Sometimes I wonder how I would have lived my life had I known that it would turn out the way it did. I lived by a schedule; I would go to Berkeley by 18, graduate by 22 as a journalism/communications major. I would work on the newspaper or magazines at the university, and possibly do a double major in the sciences. I was to go onto med school -- not some shabby med school in some carribean island, but a well-established one -- perhaps Harvard. But the main point was that I go to UC Berkeley, live in a dorm, meet great people, learn a lot and enjoy a lot -- the rest I would plan, once I actually get there. I busted my ass in high school. I screamed bloody murder everytime I got a B; anything lower than an A was just not acceptable. Being a minority had its disadvantages; my SAT scores never improved much, and were below my expectations. To compensate, I did extra curriculars. I volunteered at hospitals, joined clubs on campus, played the violin in the orchestra, became yearbook editor-in-chief, and more. I spent hours and hours studying for exams, doing homework, because my only option was to go to Berkeley, and Berkeley doesn't accept slackers. Perhaps if I gave myself more options, I would have settled for a second or third choice, and still manage to be happy. I didn't bother applying to UCSD or UCI. They were not where I wanted to be. If I wasn't going to Berkeley, at worst I'd go to UCLA. If both options failed, I chose to go to CSUN. From that experience, I have learned. You need to make as much options as you can make. You may not hit a homerun, but at least you can tip the ball and make it to first base. Why was I so foolish and irrational? Perhaps I was naive.

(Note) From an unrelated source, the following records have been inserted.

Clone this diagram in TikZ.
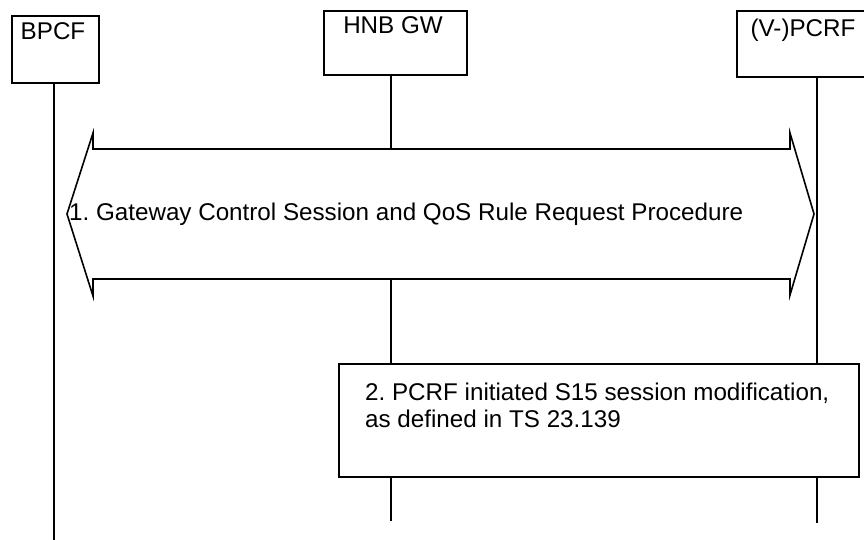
\documentclass[tikz,border=0pt]{standalone}
\usepackage{fontspec}
\setmainfont{Liberation Sans}
\begin{document}
\frenchspacing
\begin{tikzpicture}[x=1pt,y=-1pt,
  lw/.style={line width=1.6pt},
  entity/.style={draw,lw,anchor=north west,inner sep=0pt},
  lbl/.style={anchor=base,inner sep=0pt,font=\fontsize{24.2}{27}\selectfont},
  life/.style={lw}]
\useasboundingbox (0,0) rectangle (864,540);
% entity boxes
\node[entity,minimum width=87pt,minimum height=67pt] (bpcf) at (11,15) {};
\node[entity,minimum width=143pt,minimum height=64pt] (hnb) at (323,10) {};
\node[entity,minimum width=130pt,minimum height=66pt] (pcrf) at (736,10) {};
\node[lbl] (bpcfT) at (53,39.3) {BPCF};
\node[lbl] (hnbT) at (393,33.5) {HNB GW};
\node[lbl] (pcrfT) at (803,36.7) {(V-)PCRF};
% procedure arrow
\path[draw,lw,line join=miter] (93,149) coordinate (aTL) -- (790,149) coordinate (aTR) -- (790,133) -- (814,214) coordinate (aR) -- (790,295) -- (790,279) coordinate (aBR)
  -- (93,279) coordinate (aBL) -- (93,296) -- (67,214) coordinate (aL) -- (93,133) -- cycle;
\node[lbl,anchor=west] (step1) at (69,214) {1. Gateway Control Session and QoS Rule Request Procedure};
% step 2 box
\node[entity,minimum width=520pt,minimum height=113pt] (s2) at (338,363) {};
\node[lbl,anchor=base west,align=left] (s2a) at (365,400) {2. PCRF initiated S15 session modification,};
\node[lbl,anchor=base west,align=left] (s2b) at (365,427) {as defined in TS 23.139};
% lifelines
\coordinate (b0) at (54,82); \coordinate (b1) at (54,541);
\coordinate (h0) at (391,74); \coordinate (h1) at (391,149);
\coordinate (h2) at (391,279); \coordinate (h3) at (391,363);
\coordinate (h4) at (391,476); \coordinate (h5) at (391,521);
\coordinate (p0) at (817,76); \coordinate (p1) at (817,363);
\coordinate (p2) at (817,476); \coordinate (p3) at (817,523);
\draw[life] (b0) -- (b1);
\draw[life] (h0) -- (h1);
\draw[life] (h2) -- (h3);
\draw[life] (h4) -- (h5);
\draw[life] (p0) -- (p1);
\draw[life] (p2) -- (p3);
\end{tikzpicture}
\end{document}
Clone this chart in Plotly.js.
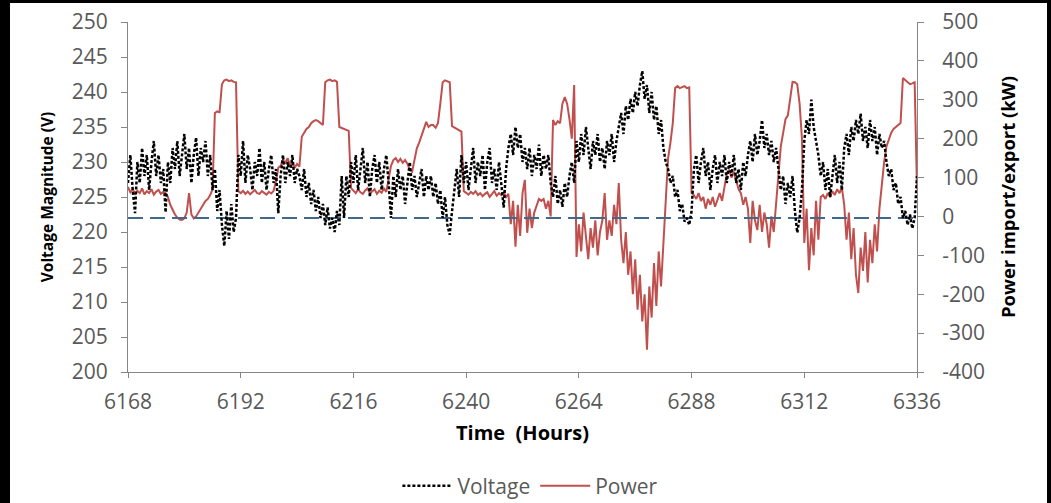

So what can I do about this today? I can linger on this tragic memory and sulk, or learn something from it and move on. So far, I have sulked for five years. I kept on wishing for the life that never happened; it is a life I cannot return to. I try to get over it. If you fall off the first couple of steps on a ladder, it is easy to get up and go at it again. If you fall off from the top rung, it takes a while before you heal and start climbing again. I think I am about done healing. The shock I received from having my life turn a full 180 degrees is now just a numb pain that I feel once in a while when I reminisce. I'd like to say that the last 5 years were time well-spent. However, I really do know that I could have done what I did in 3 years. I dragged it on and on by making excuses, that I worked too much to get good grades, or I got into a car accident.
So in stead of blogging, I should be studying. So I will. Right now. As soon as I press the "post & publish" button. Yup. Just like that.